-- BEGIN SOURCE MATERIAL --
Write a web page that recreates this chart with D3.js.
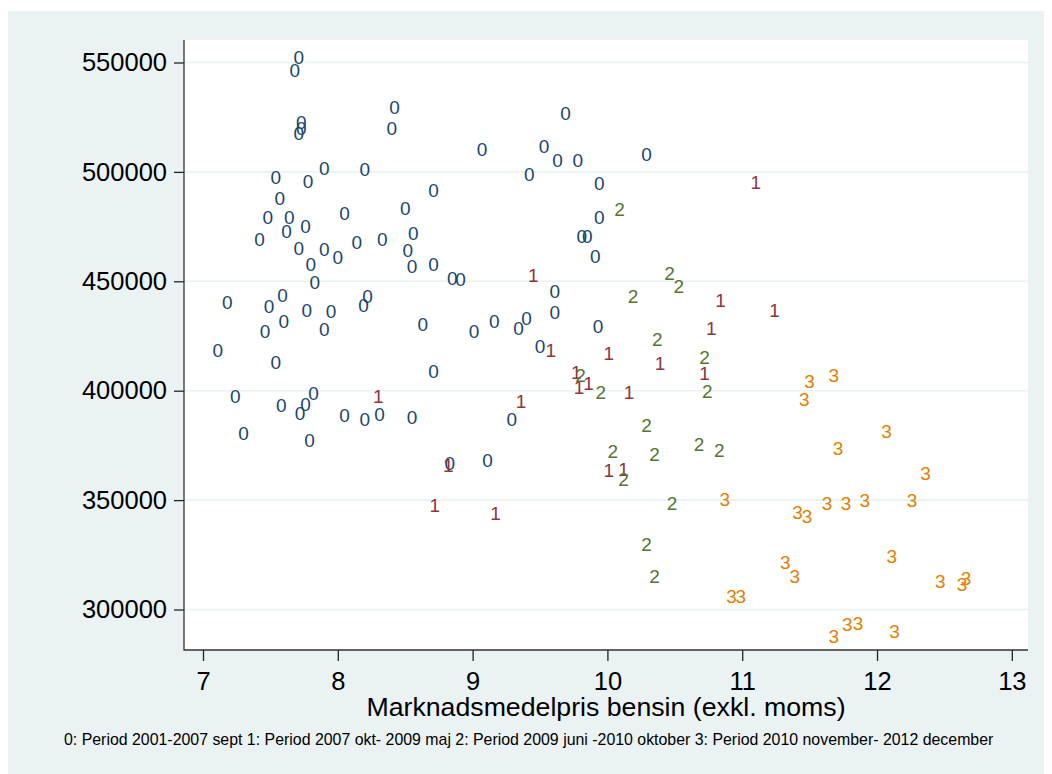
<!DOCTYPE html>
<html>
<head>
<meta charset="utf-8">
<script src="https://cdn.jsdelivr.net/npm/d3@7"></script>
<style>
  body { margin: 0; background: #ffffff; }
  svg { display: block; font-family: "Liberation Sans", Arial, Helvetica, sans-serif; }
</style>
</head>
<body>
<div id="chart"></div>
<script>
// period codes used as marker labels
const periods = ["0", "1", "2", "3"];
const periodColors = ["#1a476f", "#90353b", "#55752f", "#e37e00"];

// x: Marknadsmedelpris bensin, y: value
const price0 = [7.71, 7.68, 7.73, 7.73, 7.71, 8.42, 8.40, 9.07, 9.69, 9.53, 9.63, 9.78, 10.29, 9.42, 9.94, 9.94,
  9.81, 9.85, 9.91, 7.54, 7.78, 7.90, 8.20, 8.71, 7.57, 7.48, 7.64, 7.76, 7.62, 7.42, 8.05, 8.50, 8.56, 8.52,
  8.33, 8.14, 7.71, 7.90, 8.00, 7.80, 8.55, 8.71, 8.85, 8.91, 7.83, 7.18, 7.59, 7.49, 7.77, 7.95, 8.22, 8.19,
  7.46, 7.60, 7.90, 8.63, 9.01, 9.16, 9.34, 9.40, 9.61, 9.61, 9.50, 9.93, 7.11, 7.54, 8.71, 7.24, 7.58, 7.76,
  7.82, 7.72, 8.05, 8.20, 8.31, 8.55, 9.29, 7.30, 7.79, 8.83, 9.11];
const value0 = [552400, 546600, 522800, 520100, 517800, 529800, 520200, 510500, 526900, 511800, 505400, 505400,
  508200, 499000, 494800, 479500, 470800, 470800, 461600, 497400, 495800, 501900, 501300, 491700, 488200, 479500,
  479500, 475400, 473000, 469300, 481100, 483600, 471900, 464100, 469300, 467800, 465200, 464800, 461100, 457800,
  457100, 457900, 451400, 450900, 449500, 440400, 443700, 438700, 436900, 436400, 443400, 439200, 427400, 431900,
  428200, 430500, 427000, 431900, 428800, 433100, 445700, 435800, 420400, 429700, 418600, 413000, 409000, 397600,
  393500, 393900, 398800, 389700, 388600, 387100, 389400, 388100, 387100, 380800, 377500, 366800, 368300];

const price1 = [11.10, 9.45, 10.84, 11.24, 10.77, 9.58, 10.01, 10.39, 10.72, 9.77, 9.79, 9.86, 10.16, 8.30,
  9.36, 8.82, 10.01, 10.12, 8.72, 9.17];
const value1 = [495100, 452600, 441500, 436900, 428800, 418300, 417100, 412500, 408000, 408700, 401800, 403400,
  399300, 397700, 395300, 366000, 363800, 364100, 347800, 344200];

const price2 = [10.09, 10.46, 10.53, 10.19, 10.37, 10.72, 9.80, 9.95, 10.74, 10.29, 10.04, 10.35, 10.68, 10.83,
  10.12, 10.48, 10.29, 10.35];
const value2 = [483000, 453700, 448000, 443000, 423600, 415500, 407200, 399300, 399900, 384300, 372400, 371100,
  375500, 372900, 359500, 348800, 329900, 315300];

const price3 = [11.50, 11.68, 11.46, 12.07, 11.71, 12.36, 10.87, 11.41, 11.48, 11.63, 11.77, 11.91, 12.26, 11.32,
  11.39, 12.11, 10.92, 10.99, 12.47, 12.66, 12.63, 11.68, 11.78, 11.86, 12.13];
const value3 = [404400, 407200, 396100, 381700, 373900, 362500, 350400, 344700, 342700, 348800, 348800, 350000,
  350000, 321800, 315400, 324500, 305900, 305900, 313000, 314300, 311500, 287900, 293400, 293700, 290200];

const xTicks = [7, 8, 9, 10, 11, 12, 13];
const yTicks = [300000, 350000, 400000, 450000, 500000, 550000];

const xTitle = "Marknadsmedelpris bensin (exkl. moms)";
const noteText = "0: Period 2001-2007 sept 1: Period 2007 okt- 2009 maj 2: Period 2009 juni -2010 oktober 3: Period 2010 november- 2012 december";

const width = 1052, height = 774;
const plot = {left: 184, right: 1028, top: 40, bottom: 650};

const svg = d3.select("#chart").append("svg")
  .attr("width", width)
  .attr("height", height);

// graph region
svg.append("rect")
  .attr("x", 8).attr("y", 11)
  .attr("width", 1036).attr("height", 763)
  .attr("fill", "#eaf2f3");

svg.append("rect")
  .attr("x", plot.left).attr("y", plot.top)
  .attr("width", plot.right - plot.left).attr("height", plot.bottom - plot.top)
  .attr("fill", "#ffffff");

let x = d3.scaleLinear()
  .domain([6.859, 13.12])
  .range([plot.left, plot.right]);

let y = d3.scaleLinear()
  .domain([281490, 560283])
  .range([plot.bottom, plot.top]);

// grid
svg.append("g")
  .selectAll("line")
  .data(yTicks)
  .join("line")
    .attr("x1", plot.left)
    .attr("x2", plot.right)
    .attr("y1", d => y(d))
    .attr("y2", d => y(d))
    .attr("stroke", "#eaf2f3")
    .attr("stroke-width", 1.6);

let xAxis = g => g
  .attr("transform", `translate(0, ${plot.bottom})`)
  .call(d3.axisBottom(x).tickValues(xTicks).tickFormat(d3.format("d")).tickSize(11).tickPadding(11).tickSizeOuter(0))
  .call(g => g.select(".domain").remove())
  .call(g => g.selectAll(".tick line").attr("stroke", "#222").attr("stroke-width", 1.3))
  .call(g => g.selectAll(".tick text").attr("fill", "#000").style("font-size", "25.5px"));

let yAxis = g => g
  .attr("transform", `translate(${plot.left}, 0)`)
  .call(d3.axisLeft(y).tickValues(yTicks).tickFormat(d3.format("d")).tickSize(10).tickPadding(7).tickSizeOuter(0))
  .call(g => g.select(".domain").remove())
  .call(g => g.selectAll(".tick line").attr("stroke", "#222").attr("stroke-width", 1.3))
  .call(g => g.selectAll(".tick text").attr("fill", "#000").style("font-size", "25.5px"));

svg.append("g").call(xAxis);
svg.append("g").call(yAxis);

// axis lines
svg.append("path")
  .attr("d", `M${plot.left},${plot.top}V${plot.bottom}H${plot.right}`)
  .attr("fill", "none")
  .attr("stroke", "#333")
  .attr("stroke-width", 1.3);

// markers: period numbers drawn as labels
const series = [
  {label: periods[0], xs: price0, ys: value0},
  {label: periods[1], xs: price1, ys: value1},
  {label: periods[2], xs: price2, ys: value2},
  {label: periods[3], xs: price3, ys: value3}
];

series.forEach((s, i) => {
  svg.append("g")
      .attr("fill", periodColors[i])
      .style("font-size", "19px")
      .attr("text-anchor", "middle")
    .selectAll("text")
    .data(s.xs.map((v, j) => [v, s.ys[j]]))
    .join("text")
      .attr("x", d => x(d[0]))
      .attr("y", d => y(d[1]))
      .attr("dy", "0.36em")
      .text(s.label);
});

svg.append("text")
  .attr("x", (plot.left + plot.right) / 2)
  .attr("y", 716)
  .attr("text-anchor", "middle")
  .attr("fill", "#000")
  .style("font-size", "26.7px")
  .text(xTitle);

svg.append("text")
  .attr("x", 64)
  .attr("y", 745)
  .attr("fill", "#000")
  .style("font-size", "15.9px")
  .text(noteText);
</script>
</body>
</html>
-- END SOURCE MATERIAL --
PROBLEM DETAILS:
Transcribe each line above verbatim, with the pictures left out.

REPLY:
Write a web page that recreates this chart with D3.js.
<!DOCTYPE html>
<html>
<head>
<meta charset="utf-8">
<script src="https://cdn.jsdelivr.net/npm/d3@7"></script>
<style>
  body { margin: 0; background: #ffffff; }
  svg { display: block; font-family: "Liberation Sans", Arial, Helvetica, sans-serif; }
</style>
</head>
<body>
<div id="chart"></div>
<script>
// period codes used as marker labels
const periods = ["0", "1", "2", "3"];
const periodColors = ["#1a476f", "#90353b", "#55752f", "#e37e00"];

// x: Marknadsmedelpris bensin, y: value
const price0 = [7.71, 7.68, 7.73, 7.73, 7.71, 8.42, 8.40, 9.07, 9.69, 9.53, 9.63, 9.78, 10.29, 9.42, 9.94, 9.94,
  9.81, 9.85, 9.91, 7.54, 7.78, 7.90, 8.20, 8.71, 7.57, 7.48, 7.64, 7.76, 7.62, 7.42, 8.05, 8.50, 8.56, 8.52,
  8.33, 8.14, 7.71, 7.90, 8.00, 7.80, 8.55, 8.71, 8.85, 8.91, 7.83, 7.18, 7.59, 7.49, 7.77, 7.95, 8.22, 8.19,
  7.46, 7.60, 7.90, 8.63, 9.01, 9.16, 9.34, 9.40, 9.61, 9.61, 9.50, 9.93, 7.11, 7.54, 8.71, 7.24, 7.58, 7.76,
  7.82, 7.72, 8.05, 8.20, 8.31, 8.55, 9.29, 7.30, 7.79, 8.83, 9.11];
const value0 = [552400, 546600, 522800, 520100, 517800, 529800, 520200, 510500, 526900, 511800, 505400, 505400,
  508200, 499000, 494800, 479500, 470800, 470800, 461600, 497400, 495800, 501900, 501300, 491700, 488200, 479500,
  479500, 475400, 473000, 469300, 481100, 483600, 471900, 464100, 469300, 467800, 465200, 464800, 461100, 457800,
  457100, 457900, 451400, 450900, 449500, 440400, 443700, 438700, 436900, 436400, 443400, 439200, 427400, 431900,
  428200, 430500, 427000, 431900, 428800, 433100, 445700, 435800, 420400, 429700, 418600, 413000, 409000, 397600,
  393500, 393900, 398800, 389700, 388600, 387100, 389400, 388100, 387100, 380800, 377500, 366800, 368300];

const price1 = [11.10, 9.45, 10.84, 11.24, 10.77, 9.58, 10.01, 10.39, 10.72, 9.77, 9.79, 9.86, 10.16, 8.30,
  9.36, 8.82, 10.01, 10.12, 8.72, 9.17];
const value1 = [495100, 452600, 441500, 436900, 428800, 418300, 417100, 412500, 408000, 408700, 401800, 403400,
  399300, 397700, 395300, 366000, 363800, 364100, 347800, 344200];

const price2 = [10.09, 10.46, 10.53, 10.19, 10.37, 10.72, 9.80, 9.95, 10.74, 10.29, 10.04, 10.35, 10.68, 10.83,
  10.12, 10.48, 10.29, 10.35];
const value2 = [483000, 453700, 448000, 443000, 423600, 415500, 407200, 399300, 399900, 384300, 372400, 371100,
  375500, 372900, 359500, 348800, 329900, 315300];

const price3 = [11.50, 11.68, 11.46, 12.07, 11.71, 12.36, 10.87, 11.41, 11.48, 11.63, 11.77, 11.91, 12.26, 11.32,
  11.39, 12.11, 10.92, 10.99, 12.47, 12.66, 12.63, 11.68, 11.78, 11.86, 12.13];
const value3 = [404400, 407200, 396100, 381700, 373900, 362500, 350400, 344700, 342700, 348800, 348800, 350000,
  350000, 321800, 315400, 324500, 305900, 305900, 313000, 314300, 311500, 287900, 293400, 293700, 290200];

const xTicks = [7, 8, 9, 10, 11, 12, 13];
const yTicks = [300000, 350000, 400000, 450000, 500000, 550000];

const xTitle = "Marknadsmedelpris bensin (exkl. moms)";
const noteText = "0: Period 2001-2007 sept 1: Period 2007 okt- 2009 maj 2: Period 2009 juni -2010 oktober 3: Period 2010 november- 2012 december";

const width = 1052, height = 774;
const plot = {left: 184, right: 1028, top: 40, bottom: 650};

const svg = d3.select("#chart").append("svg")
  .attr("width", width)
  .attr("height", height);

// graph region
svg.append("rect")
  .attr("x", 8).attr("y", 11)
  .attr("width", 1036).attr("height", 763)
  .attr("fill", "#eaf2f3");

svg.append("rect")
  .attr("x", plot.left).attr("y", plot.top)
  .attr("width", plot.right - plot.left).attr("height", plot.bottom - plot.top)
  .attr("fill", "#ffffff");

let x = d3.scaleLinear()
  .domain([6.859, 13.12])
  .range([plot.left, plot.right]);

let y = d3.scaleLinear()
  .domain([281490, 560283])
  .range([plot.bottom, plot.top]);

// grid
svg.append("g")
  .selectAll("line")
  .data(yTicks)
  .join("line")
    .attr("x1", plot.left)
    .attr("x2", plot.right)
    .attr("y1", d => y(d))
    .attr("y2", d => y(d))
    .attr("stroke", "#eaf2f3")
    .attr("stroke-width", 1.6);

let xAxis = g => g
  .attr("transform", `translate(0, ${plot.bottom})`)
  .call(d3.axisBottom(x).tickValues(xTicks).tickFormat(d3.format("d")).tickSize(11).tickPadding(11).tickSizeOuter(0))
  .call(g => g.select(".domain").remove())
  .call(g => g.selectAll(".tick line").attr("stroke", "#222").attr("stroke-width", 1.3))
  .call(g => g.selectAll(".tick text").attr("fill", "#000").style("font-size", "25.5px"));

let yAxis = g => g
  .attr("transform", `translate(${plot.left}, 0)`)
  .call(d3.axisLeft(y).tickValues(yTicks).tickFormat(d3.format("d")).tickSize(10).tickPadding(7).tickSizeOuter(0))
  .call(g => g.select(".domain").remove())
  .call(g => g.selectAll(".tick line").attr("stroke", "#222").attr("stroke-width", 1.3))
  .call(g => g.selectAll(".tick text").attr("fill", "#000").style("font-size", "25.5px"));

svg.append("g").call(xAxis);
svg.append("g").call(yAxis);

// axis lines
svg.append("path")
  .attr("d", `M${plot.left},${plot.top}V${plot.bottom}H${plot.right}`)
  .attr("fill", "none")
  .attr("stroke", "#333")
  .attr("stroke-width", 1.3);

// markers: period numbers drawn as labels
const series = [
  {label: periods[0], xs: price0, ys: value0},
  {label: periods[1], xs: price1, ys: value1},
  {label: periods[2], xs: price2, ys: value2},
  {label: periods[3], xs: price3, ys: value3}
];

series.forEach((s, i) => {
  svg.append("g")
      .attr("fill", periodColors[i])
      .style("font-size", "19px")
      .attr("text-anchor", "middle")
    .selectAll("text")
    .data(s.xs.map((v, j) => [v, s.ys[j]]))
    .join("text")
      .attr("x", d => x(d[0]))
      .attr("y", d => y(d[1]))
      .attr("dy", "0.36em")
      .text(s.label);
});

svg.append("text")
  .attr("x", (plot.left + plot.right) / 2)
  .attr("y", 716)
  .attr("text-anchor", "middle")
  .attr("fill", "#000")
  .style("font-size", "26.7px")
  .text(xTitle);

svg.append("text")
  .attr("x", 64)
  .attr("y", 745)
  .attr("fill", "#000")
  .style("font-size", "15.9px")
  .text(noteText);
</script>
</body>
</html>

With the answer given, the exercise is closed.